Apple’s wrap around display patent adds validity to rumors of a curved iPhone in 2017

A newly granted Apple patent (number 9,367,095) for an “electronic device with a wrap around display” will only further fuel speculation that “iPhone 8” in 2018 will sport a, well, wraparound display. 

In the patent filing, Apple notes that, in the last few years the functionality of portable electronic devices has increased “exponentially” and that further improvements be realized by investigating ways to maximize the utility of unused portions of these devices. 

Apple says the majority of portable electronic devices have settled into a standard form factor; namely a flat planar form factor with a display on one side and an opaque housing which contains the electrical components covering the rear surface of the device. This popular form factor leaves the sides and rear surfaces of the device unused or at best configured with buttons and switches with fixed location and functionality, the company adds. 

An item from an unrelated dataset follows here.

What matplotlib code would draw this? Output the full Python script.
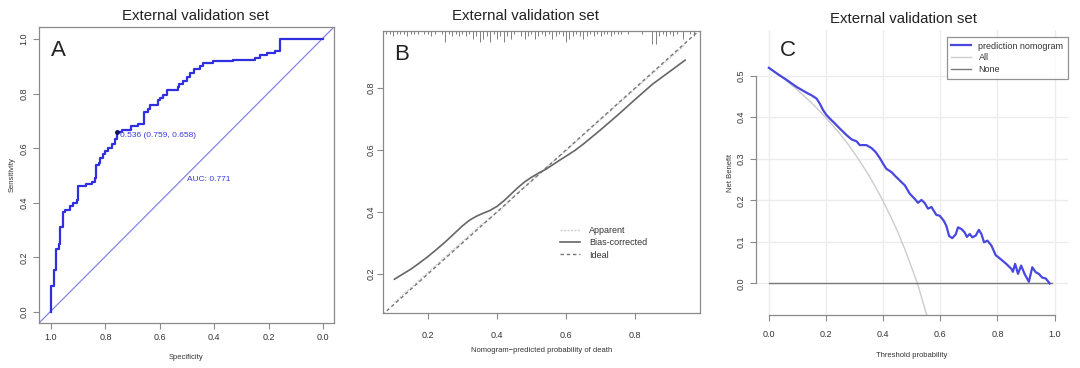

Since many of these buttons and switches have fixed functionality they cannot always be incorporated into third party applications. Apple wants to change that.

Apple has also been granted a patent (number 20140365118) for a “direction list,” in which the Maps app on your iPhone or iPad would “intelligently” place distance labels along a route in a map. A distance label placed at a particular position of the route shows the distance to the particular location from the starting point of the route. 

Distance labels allow you to see the distances between the various points of interest (e.g., maneuvers) along the route. Maps could also display the route as a list of driving directions with the distance labels placed alongside the list of driving directions, and each distance label associated with a maneuver in the list of directions.

Finally, Apple has been granted a patent (number 8666034) for “audio call screening for hosted voicemail systems.” To be honest, I’m not sure if this involves the iPhone or a telephonic system for the Mac.

The invention would allow you to screen messages being left at a hosted voicemail system from a telephone terminal. Incoming calls intended for the telephone terminal are routed to the voicemail system immediately or after attempting to connect incoming call to the telephone terminal. 

As the caller is leaving a message at the voicemail system, a connection between the incoming call, voicemail system, and telephone terminal is established to allow the user to listen to the message and decide whether to take the call. The user may decide to take the call or let the caller finish leaving the message. 

The telephone terminal may be equipped to open only the speaker channel for monitoring the message and will provide a fully bi-directional connection if the user takes the call. The supporting switch and telephone terminal communicate with each other to facilitate the monitoring and taking of calls.

Keep in mind that Apple files for — and is granted — lots of patents by the U.S. Patent & Trademark Office. Many are for inventions that never see the light of day. However, you never can tell which ones will materialize in a real product.